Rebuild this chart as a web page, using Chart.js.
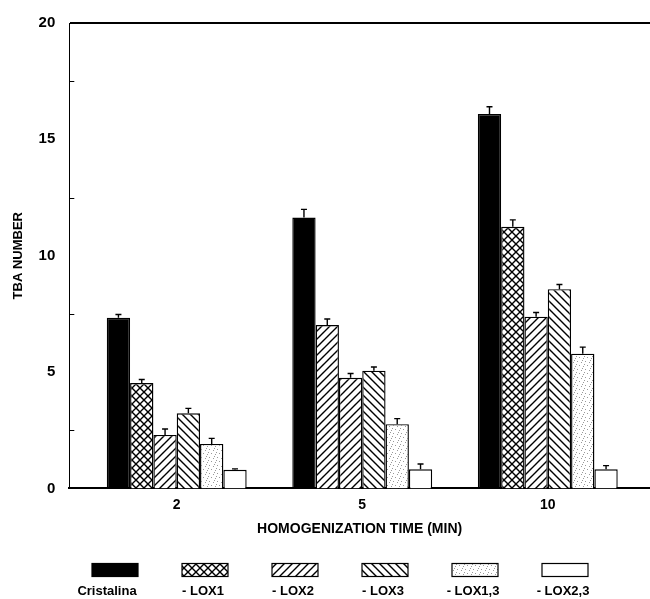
<!DOCTYPE html>
<html>
<head>
<meta charset="utf-8">
<script src="https://cdn.jsdelivr.net/npm/chart.js@4/dist/chart.umd.min.js"></script>
<style>
  html,body{margin:0;padding:0;background:#fff;}
  canvas{display:block;}
</style>
</head>
<body>
<canvas id="c" width="650" height="599"></canvas>
<script>
// TBA number vs homogenization time
const times = ['2', '5', '10'];
const seriesNames = ['Cristalina', '- LOX1', '- LOX2', '- LOX3', '- LOX1,3', '- LOX2,3'];
const cristalina = [7.33, 11.64, 16.09];
const lox1 = [4.53, 7.02, 11.24];
const lox2 = [2.30, 4.75, 7.38];
const lox3 = [3.23, 5.06, 8.56];
const lox13 = [1.91, 2.76, 5.79];
const lox23 = [0.80, 0.82, 0.82];
const errCristalina = [0.14, 0.35, 0.31];
const errLox1 = [0.15, 0.26, 0.30];
const errLox2 = [0.25, 0.19, 0.18];
const errLox3 = [0.21, 0.16, 0.20];
const errLox13 = [0.24, 0.24, 0.28];
const errLox23 = [0.04, 0.23, 0.16];
const yTicks = [0, 5, 10, 15, 20];

(function(){
  const cv=document.getElementById('c'); const ctx=cv.getContext('2d');
  function pat(kind){
    const t=document.createElement('canvas'); t.width=8; t.height=8; const g=t.getContext('2d');
    g.fillStyle='#fff'; g.fillRect(0,0,8,8); g.strokeStyle='#000'; g.lineWidth=1.4;
    const slash=()=>{g.beginPath(); g.moveTo(-2,10); g.lineTo(10,-2); g.moveTo(-2,2); g.lineTo(2,-2); g.moveTo(6,10); g.lineTo(10,6); g.stroke();};
    const back=()=>{g.beginPath(); g.moveTo(-2,-2); g.lineTo(10,10); g.moveTo(-2,6); g.lineTo(2,10); g.moveTo(6,-2); g.lineTo(10,2); g.stroke();};
    if(kind==='slash') slash();
    else if(kind==='back') back();
    else if(kind==='cross'){ slash(); back(); }
    else if(kind==='dots'){ g.fillStyle='#999'; [[1,1],[5,2],[3,5],[7,6],[0,4],[6,0]].forEach(([x,y])=>g.fillRect(x,y,1,1)); }
    return ctx.createPattern(t,'repeat');
  }
  const fills=[ '#000', pat('cross'), pat('slash'), pat('back'), pat('dots'), '#fff' ];
  const values=[cristalina,lox1,lox2,lox3,lox13,lox23];
  const errors=[errCristalina,errLox1,errLox2,errLox3,errLox13,errLox23];

  const datasets=seriesNames.map((name,i)=>({
    label:name,
    data:values[i].map((y,k)=>({x:k,y})),
    err:errors[i],
    // the 5 min LOX1 bar is drawn with the single hatch in the original
    backgroundColor: i===1 ? [fills[1],fills[2],fills[1]] : fills[i],
    legendFill: fills[i],
    borderColor:'#000', borderWidth:1.4, borderSkipped:'bottom',
    categoryPercentage:0.754, barPercentage:1
  }));

  const errorBars={id:'errorBars',afterDatasetsDraw(chart){
    const c=chart.ctx, ys=chart.scales.y;
    c.save(); c.strokeStyle='#000'; c.lineWidth=1.4;
    chart.data.datasets.forEach((ds,i)=>{
      chart.getDatasetMeta(i).data.forEach((el,k)=>{
        const top=ys.getPixelForValue(ds.data[k].y+ds.err[k]);
        c.beginPath(); c.moveTo(el.x,el.y); c.lineTo(el.x,top);
        c.moveTo(el.x-3,top); c.lineTo(el.x+3,top); c.stroke();
      });
    });
    c.restore();
  }};

  const innerTicks={id:'innerTicks',afterDraw(chart){
    const c=chart.ctx, ys=chart.scales.y, x0=chart.chartArea.left;
    c.save(); c.strokeStyle='#000'; c.lineWidth=1;
    for(let k=0;k<yTicks.length-1;k++){
      const y=Math.round(ys.getPixelForValue((yTicks[k]+yTicks[k+1])/2))+0.5;
      c.beginPath(); c.moveTo(x0,y); c.lineTo(x0+5,y); c.stroke();
    }
    c.restore();
  }};

  const legendBelow={id:'legendBelow',afterDraw(chart){
    const c=chart.ctx;
    c.save();
    chart.data.datasets.forEach((ds,i)=>{
      const sx=92+i*90, sy=563.5, w=46, h=13;
      c.fillStyle=ds.legendFill; c.fillRect(sx,sy,w,h);
      c.strokeStyle='#000'; c.lineWidth=1.2; c.strokeRect(sx,sy,w,h);
      c.fillStyle='#000'; c.font='bold 13px "Liberation Sans", Arial, sans-serif';
      c.textAlign='center'; c.textBaseline='middle';
      c.fillText(ds.label, sx+w/2-(i===0?8:2), 591);
    });
    c.restore();
  }};

  new Chart(cv,{
    type:'bar',
    data:{datasets},
    plugins:[errorBars,innerTicks,legendBelow],
    options:{
      responsive:false, animation:false,
      layout:{padding:{left:0,right:0,top:19,bottom:61.6}},
      plugins:{legend:{display:false},tooltip:{enabled:false}},
      scales:{
        x:{
          type:'linear', min:-0.579, max:2.551, bounds:'data', offset:false,
          afterBuildTicks:s=>{s.ticks=times.map((t,i)=>({value:i}));},
          grid:{display:false, offset:false},
          border:{display:true,color:'#000',width:2},
          ticks:{padding:0, color:'#000', autoSkip:false, maxRotation:0,
            font:{family:'"Liberation Sans", Arial, sans-serif',size:14,weight:'bold'},
            callback:v=>times[Math.round(v)]},
          title:{display:true,text:'HOMOGENIZATION TIME (MIN)',color:'#000',padding:{top:0,bottom:0},
            font:{family:'"Liberation Sans", Arial, sans-serif',size:14,weight:'bold'}},
          afterFit:s=>{s.height=49;}
        },
        y:{
          min:0, max:20,
          afterBuildTicks:s=>{s.ticks=yTicks.map(v=>({value:v}));},
          grid:{drawTicks:false, drawOnChartArea:true,
            color:c=>c.tick&&c.tick.value===20?'#000':'rgba(0,0,0,0)', lineWidth:c=>c.tick&&c.tick.value===20?2:0},
          border:{display:true,color:'#000',width:1},
          ticks:{padding:14,color:'#000',font:{family:'"Liberation Sans", Arial, sans-serif',size:15,weight:'bold'}},
          title:{display:true,text:'TBA NUMBER',color:'#000',padding:{top:11,bottom:0},
            font:{family:'"Liberation Sans", Arial, sans-serif',size:13,weight:'bold'}},
          afterFit:s=>{s.width=69.3;}
        }
      }
    }
  });
})();
</script>
</body>
</html>
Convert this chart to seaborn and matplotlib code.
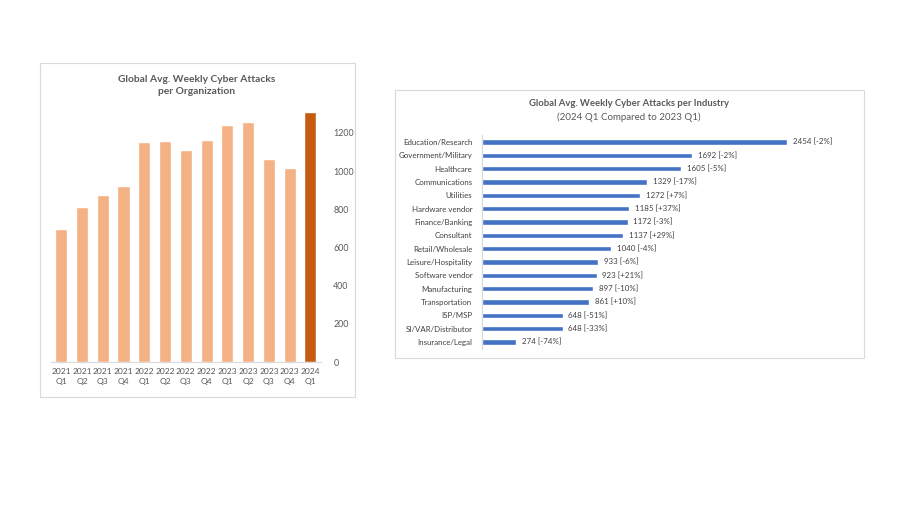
┄┄┄┄┄┄┄┄┄┄
## THE EXERCISE
Repeat, word for word and with no pictures, only the lines running from the beginning of the data to the line that contains "const yTicks = [0, 5, 10, 15, 20];".

## EXERCISE ANSWER
Rebuild this chart as a web page, using Chart.js.
<!DOCTYPE html>
<html>
<head>
<meta charset="utf-8">
<script src="https://cdn.jsdelivr.net/npm/chart.js@4/dist/chart.umd.min.js"></script>
<style>
  html,body{margin:0;padding:0;background:#fff;}
  canvas{display:block;}
</style>
</head>
<body>
<canvas id="c" width="650" height="599"></canvas>
<script>
// TBA number vs homogenization time
const times = ['2', '5', '10'];
const seriesNames = ['Cristalina', '- LOX1', '- LOX2', '- LOX3', '- LOX1,3', '- LOX2,3'];
const cristalina = [7.33, 11.64, 16.09];
const lox1 = [4.53, 7.02, 11.24];
const lox2 = [2.30, 4.75, 7.38];
const lox3 = [3.23, 5.06, 8.56];
const lox13 = [1.91, 2.76, 5.79];
const lox23 = [0.80, 0.82, 0.82];
const errCristalina = [0.14, 0.35, 0.31];
const errLox1 = [0.15, 0.26, 0.30];
const errLox2 = [0.25, 0.19, 0.18];
const errLox3 = [0.21, 0.16, 0.20];
const errLox13 = [0.24, 0.24, 0.28];
const errLox23 = [0.04, 0.23, 0.16];
const yTicks = [0, 5, 10, 15, 20];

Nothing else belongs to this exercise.